Heat pumps: harvest latent heat from your environment

Heat pumps extract ambient heat from the external air or ground and concentrate it for space or water heating. In effect they can be seen as reverse refrigerators or air-conditioners. These systems require energy to operate the condensers and pumps, therefore even though the latent heat extracted is renewable, the electrical load required is generally supplied by the grid.

heat_pump.jpgHeat pump (courtesy of Valliant)

Air source heat pumps use a small external heat exchanger and a circulating fan, operating like an air-conditioning unit in reverse. Ground source heat pumps use a large heat exchanger in the form of tubing typically laid 1-2m underground. These tubes when laid horizontally can take up a large area and is therefore generally not suitable for homes without a reasonable amount of land. However vertical systems can be used but are more
expensive and generally require planning permission. [1]

How much do they cost?

Air source heat pumps cost typically around £6,000 to £10,000, whereas ground source heat pumps can be up to £17,000 (excluding heat distribution costs such as fitting underfloor heating) [2]. Smaller air-to-air room heaters of around 4 kWth are available for around £300 (excluding installation) [1]. Annual running costs of a ground source heat pump can be around £650 and £750 for an air source [2]. Savings of around £450 per year could be achieved if replacing electrical storage heating, although minimal savings are seen versus natural gas [3].

How efficient are they?

The efficiency of heat pumps is based on the amount of electricity consumed versus the heat output and is known as the coefficient of performance (COP). A typical ground source heat pump will generate 3 to 4 times more heat energy than the electricity consumed, whereas an air source heat pump is around 2 to 3 times [4]. However in practice the difference attained is much smaller, around 2.3 for ground and 2.2 for air [5].

What are the CO2 savings?

A 8kW capacity heat pump could provide 70kg CO2/yr savings, assuming 6,250kWh space and water heating including backup immersion heating of 1,750kWh [4].

How long do they last?

Heat pumps are generally more durable than standard gas central heating boilers, with an expected lifetime of 40 years or more, although the compressors may require replacing after around 20 years [1; 2].

 

 

References

[1] Staffell, I., Baker, P., Barton, J. P., Bergman, N., Blanchard, R., Brandon, N. P., Brett, D. J. L., Hawkes, A., Infield, D., Jardine, C. N., Kelly, N., Leach, M., Matian, M., Peacock, A. D., Sudtharalingam, S. and Woodman, B. (2010), "UK microgeneration. Part II: Technology overviews", Proceedings of Institution of Civil Engineers: Energy, vol. 163, no. 4, pp. 143-165.

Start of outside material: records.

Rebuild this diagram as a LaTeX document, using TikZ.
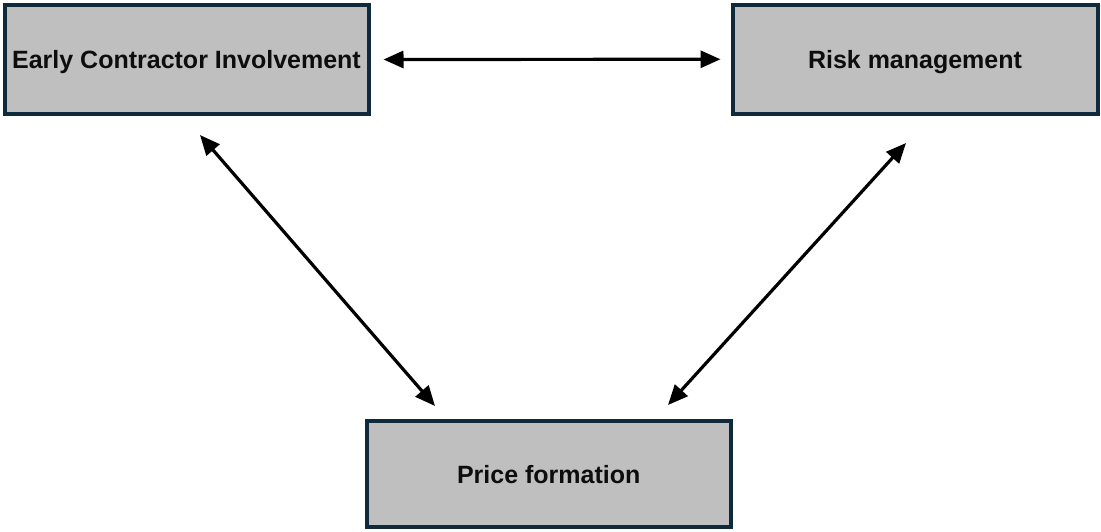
\documentclass[tikz,border=0pt]{standalone}
\usepackage{fontspec}
\setmainfont{Liberation Sans}
\usetikzlibrary{arrows.meta}
\definecolor{boxfill}{HTML}{BFBFBF}
\definecolor{boxline}{HTML}{0E2A3B}
\definecolor{ink}{HTML}{0D0D0D}
\begin{document}
\begin{tikzpicture}[x=1pt,y=-1pt,
  block/.style={draw=boxline,fill=boxfill,line width=4pt,inner sep=0pt,
    text=ink,text height=18pt,text depth=0pt,
    font=\fontsize{25}{29}\selectfont\bfseries},
  link/.style={line width=3.2pt,draw=black,{Triangle[length=20pt,width=17pt]}-{Triangle[length=20pt,width=17pt]}}]
  \useasboundingbox (0,0) rectangle (1101,531);
  % the three boxes
  \node[block,minimum width=364pt,minimum height=108.5pt] (eci) at (186.5,59.5) {Early Contractor Involvement};
  \node[block,minimum width=365pt,minimum height=109.5pt] (risk) at (915,59.25) {Risk management};
  \node[block,minimum width=363.5pt,minimum height=106pt] (price) at (548.75,474) {Price formation};
  % free ends of the slanted links
  \coordinate (eciLow) at (200,135);
  \coordinate (priceL) at (435,406);
  \coordinate (priceR) at (668,405);
  \coordinate (riskLow) at (906,143);
  % links between the boxes
  \draw[link,shorten <=13pt,shorten >=10pt] (eci.east) -- (risk.west);
  \draw[link] (eciLow) -- (priceL);
  \draw[link] (priceR) -- (riskLow);
\end{tikzpicture}
\end{document}
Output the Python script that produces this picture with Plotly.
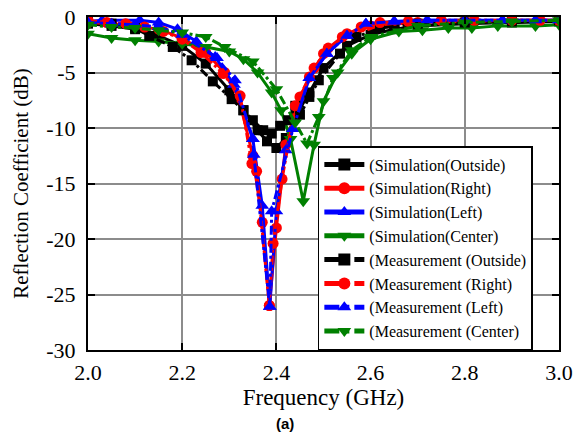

[2] Energy Saving Trust, ( 2011), A buyer’s guide to renewable and low carbon technologies, Energy Saving Trust, London.

[3] Energy Saving Trust (2011), Microgeneration and renewables media fact sheet 2011–2012, Energy Saving Trust, London.

[4] Energy Saving Trust (2010), Domestic Low and Zero Carbon Technologies - Technical and practical integration in housing, CE317, Energy Saving Trust, London.

[5] Energy Saving Trust (2010), Getting warmer: a field trial of heat pumps, Energy Saving Trust, London.